How to Drink Shochu
As with other liquors, there are various ways to enjoy this special beverage.
This is the best method to fully enjoy the rich taste of otsurui shochu, which should be consumed slightly chilled or at room temperature. If the alcoholic content is too high, consider sipping water between each taste.
On the Rocks (Poured over Ice Cubes)
This method is perfect in summer and goes well with all kinds of shochu, but especially with mugi-jochu and imo-jochu. The bigger the ice cubes, the better! Ice cubes should be from mineral or boiled water to avoid altering the taste.
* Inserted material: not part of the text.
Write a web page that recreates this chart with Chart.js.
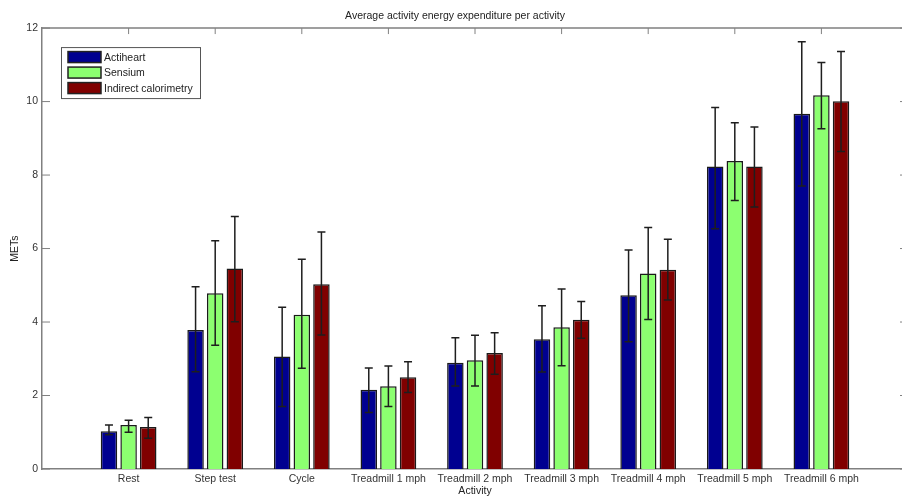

Mixed with Cold Water ('Mizuwari')
This is the perfect way to enjoy shochu for those who don’t like or can’t handle strong drinks, as the beverage will keep its aroma but will become milder. Recommended for mugi-jochu or awamori, the water should be mixed 6 to 4 or 5 to 5 with shochu and left to rest overnight. Water can also be added right before drinking in a 2-parts-water to 8-parts-shochu mix.
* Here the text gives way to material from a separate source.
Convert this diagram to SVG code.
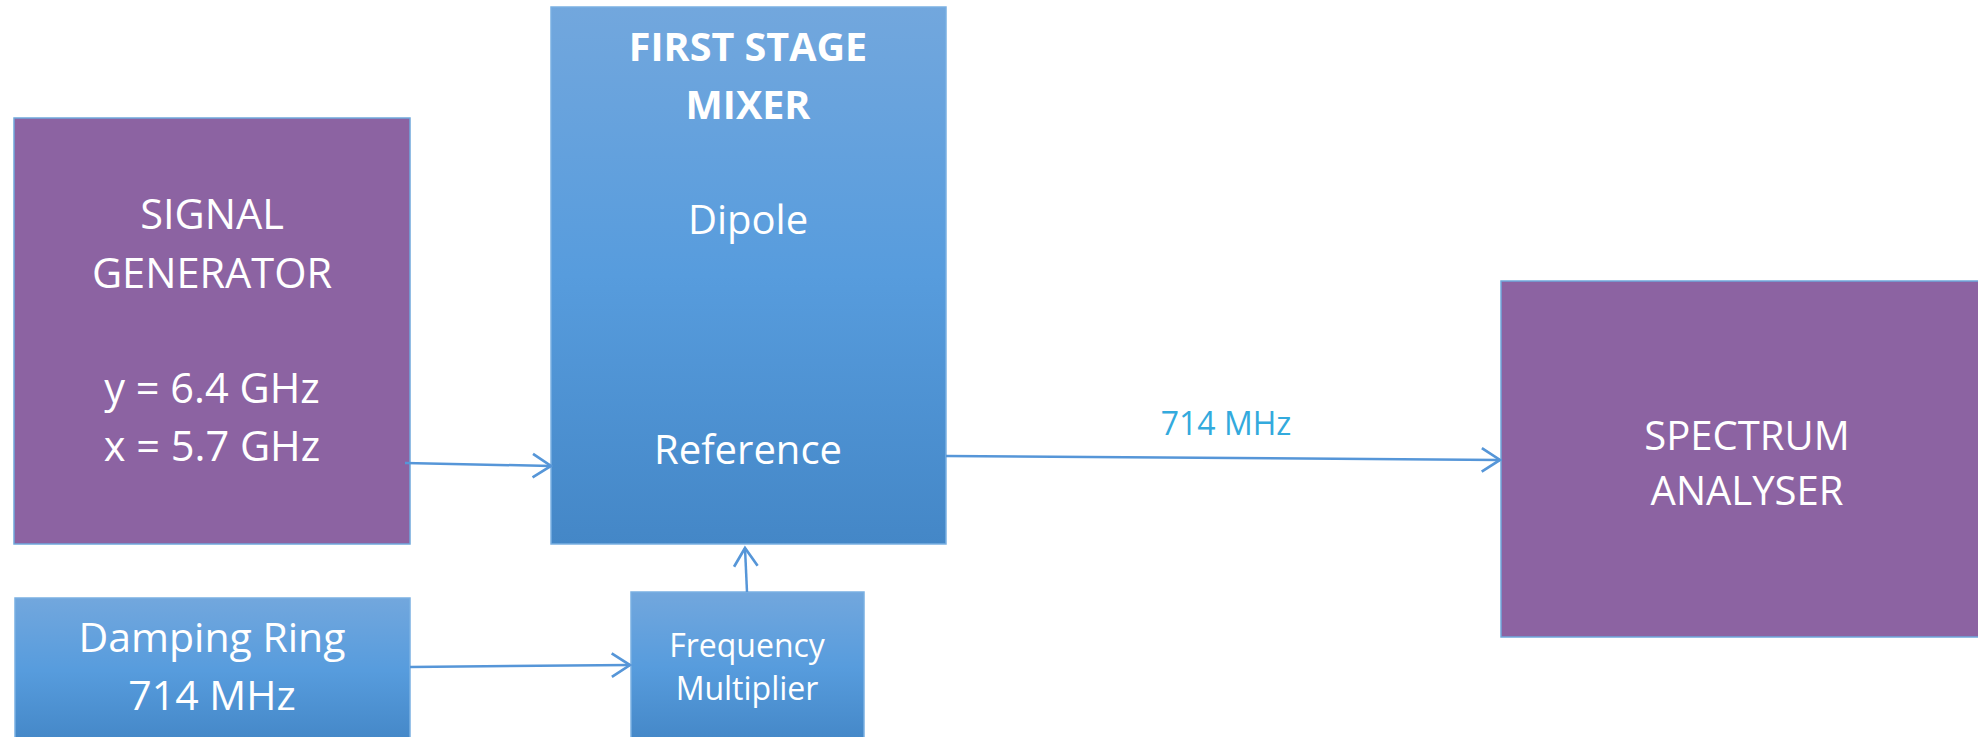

Mixed with Warm Water ('Oyuwari')
This method allows you to enjoy the taste of shochu in even the tiny molecules of vapor, especially in winter. All otsurui shochu can be drunk in this way, and imo-jochu in particular. There are, however, some important tips to follow: The hot water must be poured in the glass before the shochu, and the ideal temperature is around 70 degrees Celsius (158°F). The water to shochu ratio is the same as above.
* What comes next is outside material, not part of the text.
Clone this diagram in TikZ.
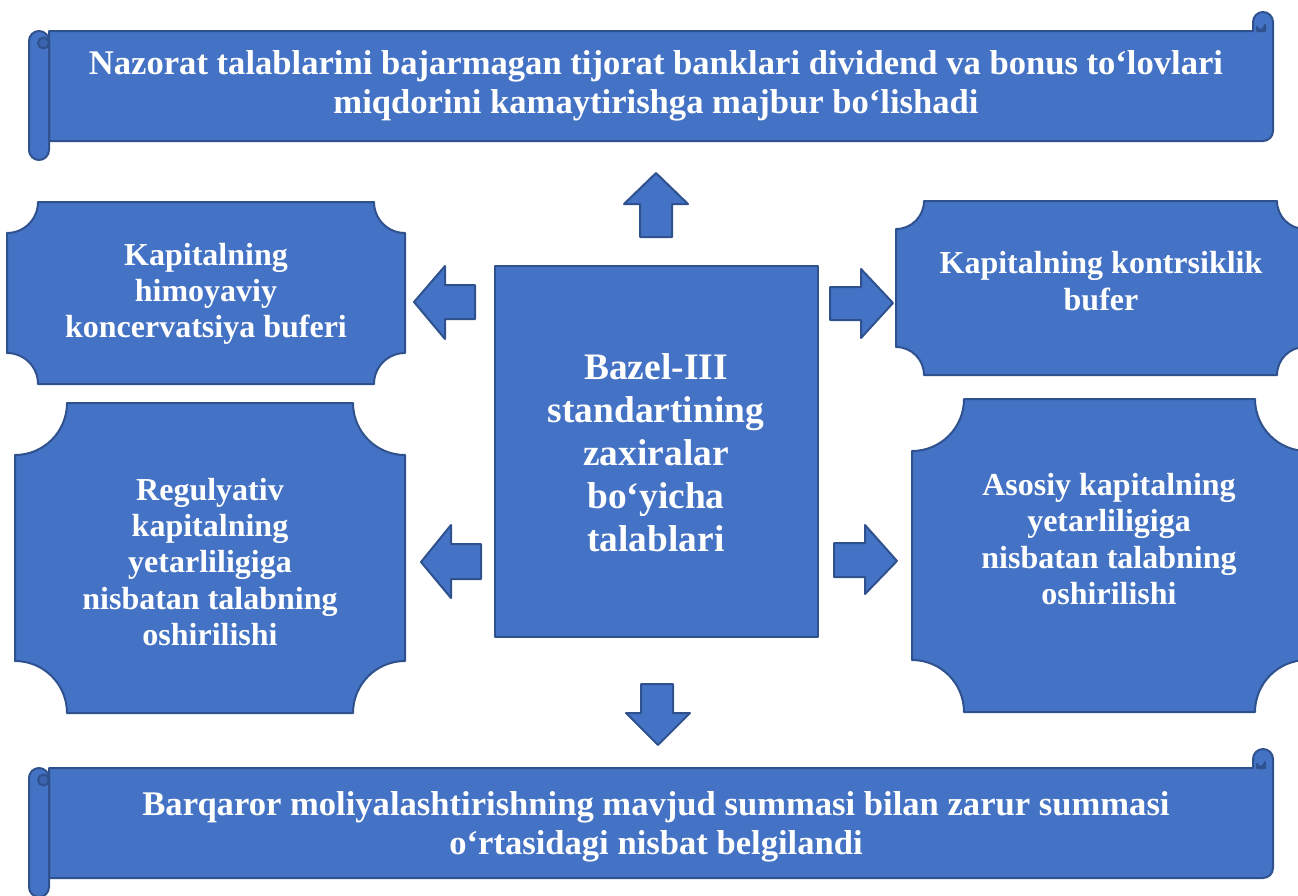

This is the traditional way to serve shochu. Kome-jochu and imo-jochu are especially perfect served this way, but please keep these tips in mind when warming all varieties of shochu. Kome-jochu should not be mixed with water, but the others can be mixed at the above ratio (4 parts water to 6 parts shochu) and then left to rest overnight. Then, the shochu must be warmed up in a kuro joka, a black pot specifically made for the purpose, by heating it on a charcoal stove or by placing it into boiling water. Warm shochu is ready when vapor starts to come from the pot, at around 45 degrees Celsius (113°F). Using a microwave will result in a very harsh-tasting shochu.
Finally, shochu can also be mixed with oolong tea and fruit juices such as orange, peach and grapefruit. In Tokyo, it is also sometimes served in izakaya (Japanese-style pubs) together with Hoppy (ホッピー), a beer-flavored alcohol drink (with only 0.8 percent alcohol) produced by the Hoppy Beverage Company.
Shochu is also the main alcoholic ingredient in chuhai ( 酎ハイ), a common cocktail prepared by mixing it with carbonated water and different fruity flavors (like lemon, grapefruit, apple, ume, yuzu, etc.), and available in cans in convenience stores and supermarkets.
So now you know what you're drinking!